You might as well find out once and for all what you have in the mercurial Young, given that Tennessee faces a huge contract decision with him in 2010 anyway. With the Titans facing the specter of being 0-6 heading into their Week 7 bye — they’re at home against the Colts and at New England in the coming two weeks — why not re-insert VY and one way or another let 2006’s No. 3 pick help make your long-term decision for you. The situation calls for something drastic in Tennessee, the site of this NFL season’s biggest underachievement by far.

Blooper: When Cincinnati lined up to kick the game-winning overtime field goal with seven seconds left vs. Cleveland, CBS analyst Rich Gannon said it was a mistake since the Bengals would then have to kick off to the dangerous return man Joshua Cribbs. Uh, Rich, an overtime field goal ends the game. It took his partner Ian Eagle to gently correct Gannon, who laughed and admitted he made a bonehead call.

A legit win: After wins over Cincinnati (on a miracle pass) and woeful Oakland and Cleveland, the Broncos were called the worst 3-0 team in memory. Denver looks more legit, though, after a rollicking 17-10 win over Dallas. The Cowboys had four tries to tie the game inside the 10 in the final minute, but Tony Romo once again failed to deliver (the abysmal play calling didn’t help).
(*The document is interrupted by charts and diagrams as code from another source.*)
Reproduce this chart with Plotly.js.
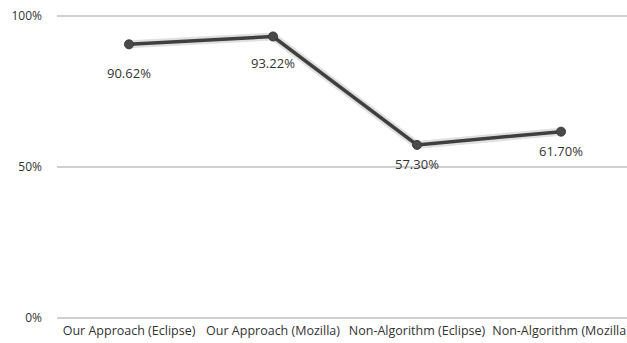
<!DOCTYPE html>
<html>
<head>
<meta charset="utf-8">
<script src="https://cdn.plot.ly/plotly-3.0.1.min.js"></script>
<style>html,body{margin:0;padding:0;background:#fff;overflow:hidden}#chart{width:627px;height:343px}</style>
</head>
<body>
<div id="chart"></div>
<script>
const categories = ["Our Approach (Eclipse)", "Our Approach (Mozilla)", "Non-Algorithm (Eclipse)", "Non-Algorithm (Mozilla)"];
const values = [0.9062, 0.9322, 0.5730, 0.6170];
const valueLabels = ["90.62%", "93.22%", "57.30%", "61.70%"];
const yTickVals = [0, 0.5, 1];
const yTickText = ["0%", "50%", "100%"];

// layout-only: vertical pixel offsets of the value labels below their points
const labelShift = [-29, -27, -19, -19];

const xIdx = categories.map((c, i) => i);
const FONT = 'Open Sans, Noto Sans, sans-serif';

const shadow = {
  x: xIdx, y: values, type: 'scatter', mode: 'lines',
  line: {color: 'rgba(0,0,0,0.12)', width: 8},
  hoverinfo: 'skip', showlegend: false
};
const main = {
  x: xIdx, y: values, type: 'scatter', mode: 'lines+markers',
  line: {color: '#3f3f3f', width: 3.5},
  marker: {color: '#4a4a4a', size: 9, line: {color: '#3a3a3a', width: 1}},
  showlegend: false
};

const annotations = values.map((v, i) => ({
  x: i, y: v, xref: 'x', yref: 'y', text: valueLabels[i],
  showarrow: false, yshift: labelShift[i],
  font: {family: FONT, size: 13, color: '#333'}
}));

const gridShapes = yTickVals.map(v => ({
  type: 'line', xref: 'paper', yref: 'y', x0: 0, x1: 1, y0: v, y1: v,
  line: {color: '#c0c0c0', width: 1.4}, layer: 'below'
}));

const layout = {
  width: 627, height: 343,
  margin: {l: 57, r: 0, t: 10, b: 18},
  paper_bgcolor: '#fff', plot_bgcolor: 'rgba(0,0,0,0)',
  xaxis: {
    range: [-0.5, 3.458], tickvals: xIdx, ticktext: categories,
    showgrid: false, zeroline: false, showline: false, ticks: '',
    tickfont: {family: FONT, size: 12.5, color: '#333'},
    ticklabelstandoff: -4, ticklabeloverflow: 'allow'
  },
  yaxis: {
    range: [-0.0233, 1.0199], tickvals: yTickVals, ticktext: yTickText,
    showgrid: false, zeroline: false, showline: false, ticks: '',
    tickfont: {family: FONT, size: 12, color: '#333'},
    ticklabelstandoff: 14
  },
  shapes: gridShapes,
  annotations: annotations
};

Plotly.newPlot('chart', [shadow, main], layout, {displayModeBar: false, staticPlot: true});
</script>
</body>
</html>
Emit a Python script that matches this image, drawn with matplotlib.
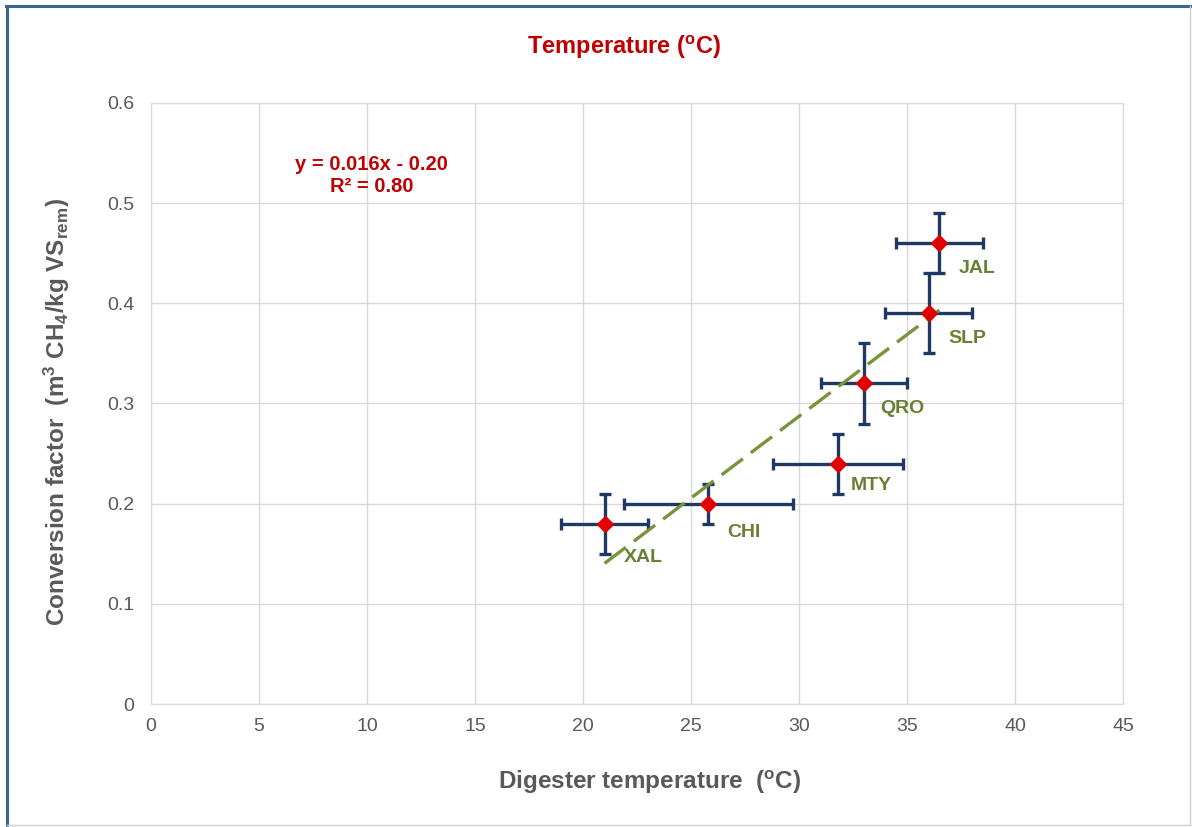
import numpy as np
import matplotlib
matplotlib.use('Agg')
from matplotlib import pyplot as plt
from matplotlib.lines import Line2D


# ------------- Data ---------------

sites = ['XAL', 'CHI', 'MTY', 'QRO', 'SLP', 'JAL']
temp = [21.0, 25.8, 31.8, 33.0, 36.0, 36.5]
temp_err = [2.0, 3.9, 3.0, 2.0, 2.0, 2.0]
conv = [0.18, 0.20, 0.24, 0.32, 0.39, 0.46]
conv_err = [0.03, 0.02, 0.03, 0.04, 0.04, 0.03]

x_ticks = [0, 5, 10, 15, 20, 25, 30, 35, 40, 45]
y_ticks = [0, 0.1, 0.2, 0.3, 0.4, 0.5, 0.6]
y_tick_labels = ['0', '0.1', '0.2', '0.3', '0.4', '0.5', '0.6']


# ------------- Style ---------------

plt.rcParams['font.family'] = ['Liberation Sans', 'DejaVu Sans']
plt.rcParams['mathtext.fontset'] = 'custom'
plt.rcParams['mathtext.rm'] = 'Liberation Sans:bold'
plt.rcParams['mathtext.bf'] = 'Liberation Sans:bold'
plt.rcParams['mathtext.it'] = 'Liberation Sans:bold'

GRAY = '#595959'
GRID = '#D9D9D9'
RED = '#C00000'
NAVY = '#1F3864'
OLIVE = '#77933C'
LABEL = '#6A7E34'


# ------------- Plot ---------------

fig = plt.figure(figsize=(11.92, 8.27), dpi=100)
ax = fig.add_axes([0.1267, 0.1487, 0.8154, 0.7268])

ax.errorbar(temp, conv, xerr=temp_err, yerr=conv_err, fmt='none',
            ecolor=NAVY, elinewidth=2.4, capsize=4.5, capthick=2.4, zorder=3)

# linear trend line over the data range
slope, intercept = np.polyfit(temp, conv, 1)
xs = np.array([min(temp), max(temp)])
ax.plot(xs, slope * xs + intercept, color=OLIVE, lw=2.4,
        dashes=(8, 3), zorder=4)

ax.plot(temp, conv, 'D', color='#E00000', ms=8, mec='#E00000', zorder=5)

offsets = [(14, -24), (14, -21), (9, -16), (12, -18), (14, -18), (14, -18)]
for name, x, y, off in zip(sites, temp, conv, offsets):
	ax.annotate(name, (x, y), xytext=off, textcoords='offset points',
	            color=LABEL, fontsize=14, fontweight='bold', va='center')

ax.text(0.227, 0.88, 'y = 0.016x - 0.20\nR² = 0.80', transform=ax.transAxes,
        color=RED, fontsize=14.5, fontweight='bold', ha='center', va='center',
        linespacing=1.2)

ax.set_xlim(0, 45)
ax.set_ylim(0, 0.6)
ax.set_xticks(x_ticks)
ax.set_yticks(y_ticks)
ax.set_yticklabels(y_tick_labels)
ax.tick_params(length=0, labelsize=14, colors=GRAY)
ax.tick_params(axis='x', pad=10)
ax.tick_params(axis='y', pad=12)
ax.grid(color=GRID, lw=1)
ax.set_axisbelow(True)
for sp in ax.spines.values():
	sp.set_color(GRID)

ax.set_xlabel(r'Digester temperature  ($\mathbf{^{o}}$C)', fontsize=17.5,
              fontweight='bold', color=GRAY)
ax.set_ylabel(r'Conversion factor  (m$\mathbf{^{3}}$ CH$\mathbf{_{4}}$/kg VS$\mathbf{_{rem}}$)',
              fontsize=17.5, fontweight='bold', color=GRAY)
ax.xaxis.set_label_coords(0.513, -0.108)
ax.yaxis.set_label_coords(-0.081, 0.486)

fig.text(0.524, 0.943, r'Temperature ($\mathbf{^{o}}$C)', color=RED,
         fontsize=17, fontweight='bold', ha='center', va='center')

# frame around the chart
fig.add_artist(Line2D([0.005, 0.9985], [0.9925, 0.9925], color='#3A6591', lw=2.2))
fig.add_artist(Line2D([0.006, 0.006], [0.002, 0.993], color='#3A6591', lw=2.2))
fig.add_artist(Line2D([0.9985, 0.9985], [0.002, 0.993], color='#D0D0D0', lw=1))
fig.add_artist(Line2D([0.006, 0.9985], [0.002, 0.002], color='#D0D0D0', lw=1))

fig.savefig('out.png', dpi=100)
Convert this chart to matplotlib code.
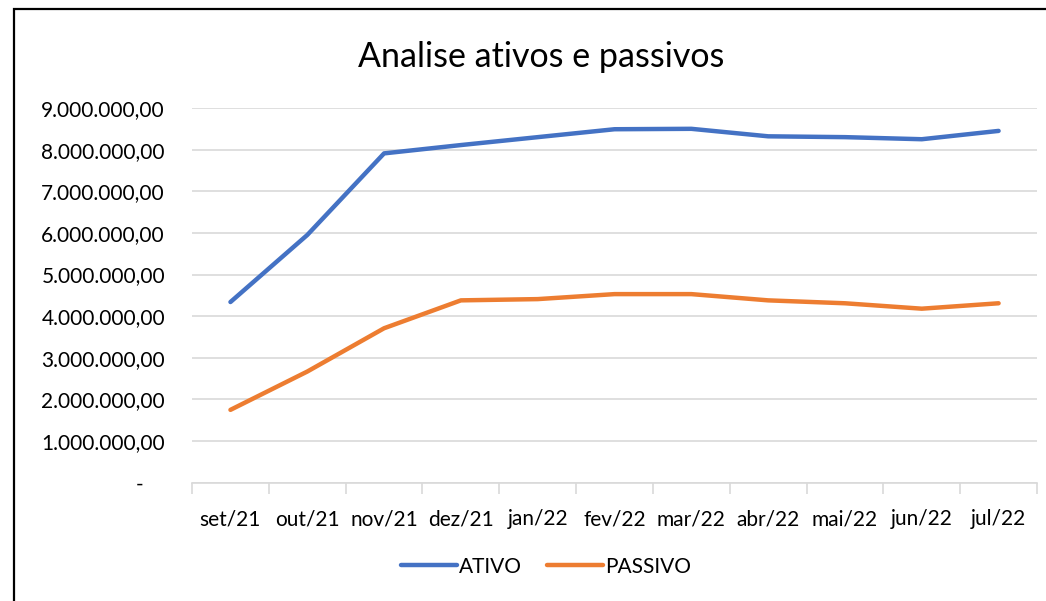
import matplotlib
matplotlib.use("Agg")
import matplotlib.pyplot as plt
from matplotlib.patches import Rectangle
from matplotlib.ticker import FuncFormatter, FixedLocator

plt.rcParams["font.family"] = ["Lato", "DejaVu Sans"]

# data
meses = ["set/21", "out/21", "nov/21", "dez/21", "jan/22", "fev/22",
         "mar/22", "abr/22", "mai/22", "jun/22", "jul/22"]
ativo = [4.34e6, 5.95e6, 7.91e6, 8.11e6, 8.30e6, 8.49e6,
         8.50e6, 8.32e6, 8.30e6, 8.25e6, 8.45e6]
passivo = [1.75e6, 2.67e6, 3.71e6, 4.38e6, 4.41e6, 4.53e6,
           4.53e6, 4.38e6, 4.31e6, 4.18e6, 4.31e6]
y_ticks = [0, 1e6, 2e6, 3e6, 4e6, 5e6, 6e6, 7e6, 8e6, 9e6]

AZUL = "#4472C4"
LARANJA = "#ED7D31"
GRADE = "#D9D9D9"
FS = 15


def fmt_br(v, pos=None):
    if v == 0:
        return "-    "
    s = f"{v:,.2f}"
    return s.replace(",", "X").replace(".", ",").replace("X", ".")


fig = plt.figure(figsize=(10.46, 6.01), dpi=100)
ax = fig.add_axes([0.1836, 0.1968, 0.8078, 0.6235])

x = list(range(len(meses)))
ax.plot(x, ativo, color=AZUL, lw=3.2, solid_capstyle="round",
        solid_joinstyle="round", label="ATIVO")
ax.plot(x, passivo, color=LARANJA, lw=3.2, solid_capstyle="round",
        solid_joinstyle="round", label="PASSIVO")

ax.set_xlim(-0.5, len(meses) - 0.5)
ax.set_ylim(0, 9e6)
ax.set_yticks(y_ticks)
ax.yaxis.set_major_formatter(FuncFormatter(fmt_br))
ax.grid(axis="y", color=GRADE, lw=1.2)
ax.set_axisbelow(True)

ax.set_xticks(x)
ax.set_xticklabels(meses)
ax.xaxis.set_minor_locator(FixedLocator([i - 0.5 for i in range(len(meses) + 1)]))
ax.tick_params(axis="x", which="major", length=0, pad=19, labelsize=FS)
ax.tick_params(axis="x", which="minor", length=8, color=GRADE, width=1.2)
ax.tick_params(axis="y", length=0, pad=19.5, labelsize=FS)

for side in ["top", "right", "left"]:
    ax.spines[side].set_visible(False)
ax.spines["bottom"].set_color(GRADE)
ax.spines["bottom"].set_linewidth(1.2)

fig.text(0.517, 0.905, "Analise ativos e passivos", ha="center", va="center",
         fontsize=24.5)

fig.legend(loc="center", bbox_to_anchor=(0.522, 0.057), ncol=2, frameon=False,
           fontsize=FS, handlelength=2.7, handletextpad=0.1, columnspacing=1.2)

# moldura do grafico (cortada a direita e embaixo)
fig.patches.append(Rectangle((0.0134, -0.05), 1.1, 0.05 + 0.985,
                             transform=fig.transFigure, fill=False,
                             edgecolor="black", lw=1.6, clip_on=False))

fig.savefig("out.png", dpi=100, facecolor="white")
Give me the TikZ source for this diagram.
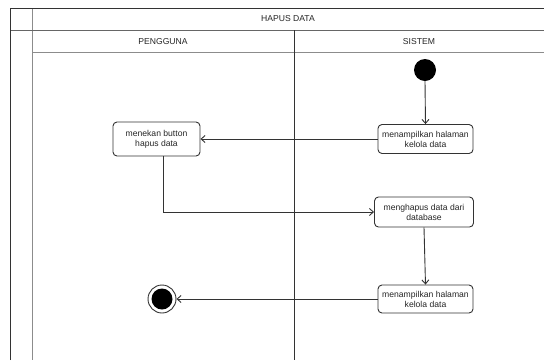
\documentclass[tikz,border=0pt]{standalone}
\usepackage{fontspec}
\setmainfont{Liberation Sans}
\usetikzlibrary{arrows.meta}
\begin{document}
\begin{tikzpicture}[x=1pt,y=-1pt,
  every node/.style={font=\fontsize{8.6}{10}\selectfont, text=black!85},
  act/.style={draw=black!80, line width=0.9pt, rounded corners=4pt, align=center, inner sep=1pt},
  flow/.style={draw=black!80, line width=0.9pt, -{Straight Barb[length=4pt,width=7pt]}},
  dark/.style={draw=black!80, line width=1pt},
  lite/.style={draw=black!45, line width=1pt}]
\useasboundingbox (0,0) rectangle (544,360);
\fill[white] (0,0) rectangle (544,360);

% swimlane frame
\draw[lite] (32,8) -- (32,360);
\draw[lite] (32,52) -- (544,52);
\draw[draw=black!60, line width=1pt] (10,30) -- (544,30);
\draw[dark] (10,360) -- (10,8) -- (544,8);
\draw[dark] (294,30) -- (294,360);

\node (title) at (288,19) {HAPUS DATA};
\node (laneA) at (163,41.5) {PENGGUNA};
\node (laneB) at (419,41.5) {SISTEM};

% activities
\fill (425,70) circle (11);
\coordinate (startc) at (425,70);
\coordinate (starts) at (425,81);
\node[act, minimum width=95pt, minimum height=29pt] (show1) at (425.5,139) {menampilkan halaman\\kelola data};
\node[act, minimum width=87pt, minimum height=34pt] (press) at (156.5,139) {menekan button\\hapus data};
\node[act, minimum width=99pt, minimum height=30pt] (del) at (424,212) {menghapus data dari\\database};
\node[act, minimum width=95pt, minimum height=28pt] (show2) at (425.5,299) {menampilkan halaman\\kelola data};
\node[circle, draw=black!80, line width=0.9pt, minimum size=28pt, inner sep=0pt] (endc) at (162,299) {};
\fill (endc.center) circle (10.5);

% flows
\draw[flow] (starts) -- (show1.north);
\draw[flow] (show1.west) -- (press.east);
\draw[flow] ([xshift=7pt]press.south) |- (del.west);
\draw[flow] (del.south) -- (show2.north);
\draw[flow] (show2.west) -- (endc.east);
\end{tikzpicture}
\end{document}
Romo completed 25 passes but only for 241 yards, and had a fumble deep in his territory and an interception deep in Denver territory. The Boys have lost twice this season and Romo’s five combined turnovers in those games have been the biggest reason. In his last eight games, Romo is 3-5 with nine TDs and 10 interceptions. The once shining star is rapidly becoming a liability.

The true test of the Broncos will come in their next seven games: New England, San Diego, Baltimore, Pittsburgh, Washington, San Diego, Giants. None of these teams has a losing record.

Confusing: The Steelers and Chargers are each 2-2 and I can’t figure either team out. The Steelers won their Week 4 matchup, 38-28, but almost blew a 28-0 lead. In their last three fourth quarters, the Steelers have been outscored 45-10, so it seems no lead they have is ever safe. The Chargers, meanwhile, can’t stop anybody and looked asleep for 2½ quarters on Sunday; that’s what playing for Norv Turner will do.

Back to Earth: It was just a matter of time before the “Sanchise,” Mark Sanchez reminded people he’s just a rookie. The Jets’ much-hyped QB basically handed the game to New Orleans. The Saints won, 24-10, but two of their TDs came on a 99-yard interception return and a Sanchez fumble in the end zone recovered for a score. Sanchez also threw two more interceptions. I think he will be a really good pro, but all rookies go through a rough patch.